Of Miracles, Coal, and Kindness

The Herszaft family’s miraculous survival

As told to Riki Goldstein by Mrs. Esther Katz

I

was just six in May 1940 when we heard that Belgium had been invaded and the Germans were coming. We lived in Antwerp, where I was born and still live today, in a kleineh apartmentche on Wipstraat, one block away from the famous Kleinblatt bakery. My father sent me to check if Yesodei Hatorah, my school, was open. It wasn’t. He realized war had reached Belgium and that we needed to flee.

Relatives of my mother were in the coal business, and we piled onto their coal truck to get away. Actually, a lot of people were willing to pay to get a ride to safety on that truck, but my mother’s relatives said we would be among the lucky ones, even though we couldn’t pay. I think this was because of all the kindness my parents had done for the Jewish refugees from Poland and Czechoslovakia fleeing Hitler, who had streamed into Belgium during the years before the war reached us.

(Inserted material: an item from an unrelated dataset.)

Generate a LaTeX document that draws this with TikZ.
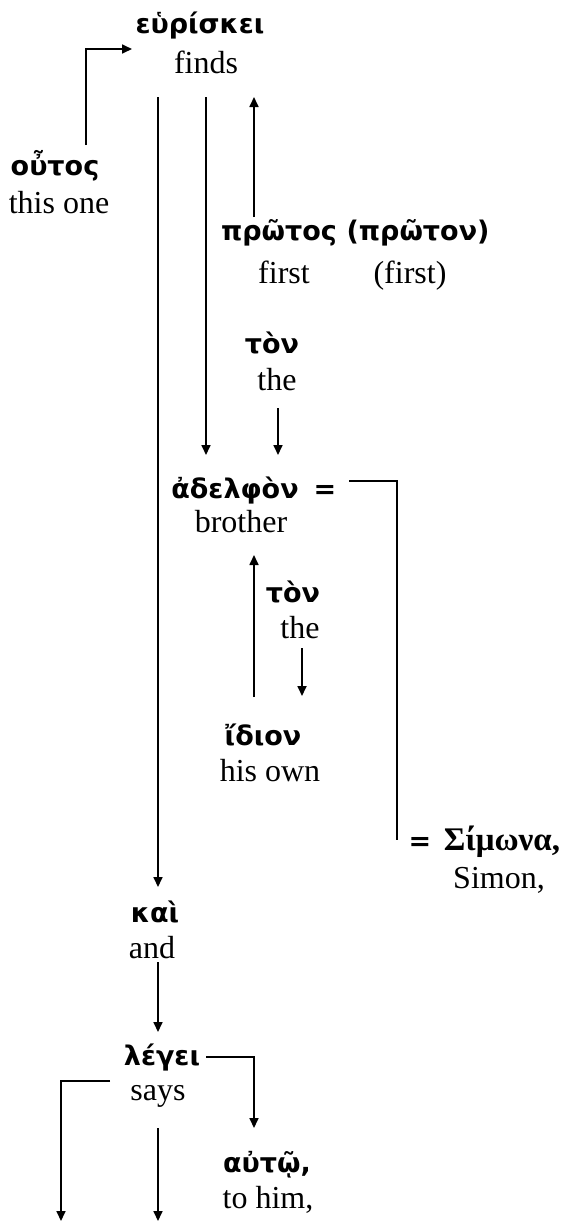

These people had nowhere to be, and my parents took them in. As long as there was sleeping space — even on the floor —people were welcome, and whatever money my father made from his work as a photographer went to buy food for all these guests. My parents’ rule always was, “If we have food today, we share it today, without thinking about tomorrow.”

Sometimes there wasn’t enough money for food. If my mother didn’t have any fish to cook for Shabbos, she would put up a pot with just water and onions, so her mother-in-law wouldn’t realize there was no fish.

My mother was a special woman, self-made. She had come to Belgium from Czechoslovakia in the 1920s as a single girl, with the brachah of the Ahavas Yisrael of Vizhnitz. Orphaned of both parents by age nine, she asked the Rebbe if she could travel alone to Antwerp and work as a seamstress so she could send money back to her younger siblings. Her work would supply her sisters with a dowry, without which they would not be able to marry.

The Ahavas Yisrael gave Mama his blessing. She worked hard in Antwerp and sent the money back to her shtetl, enabling her sisters to marry. Our good-hearted Papa, meanwhile, decided she was the one for him, and married her with no dowry at all. In fact, he even paid for her wedding dress.

In May 1940, when it was time to run from Antwerp, my mother was expecting, in her seventh month. My older brother Shloime was seven, I was six, Leizer four, and Chaim just one year old. We were a bunch of little pitzkelach holding on to Mama’s skirts. So people felt sorry for her and said, “Let her go, let Sureh and the children go.” We took what we could along with us, a docheneh [quilt], and pillows, and so on, but not much, because war came to Belgium on Friday, and by Monday, we were on the road. You know the pictures you see in the papers today of refugees who ran from the war in Ukraine? That was what we looked like: refugees with bundles and blankets.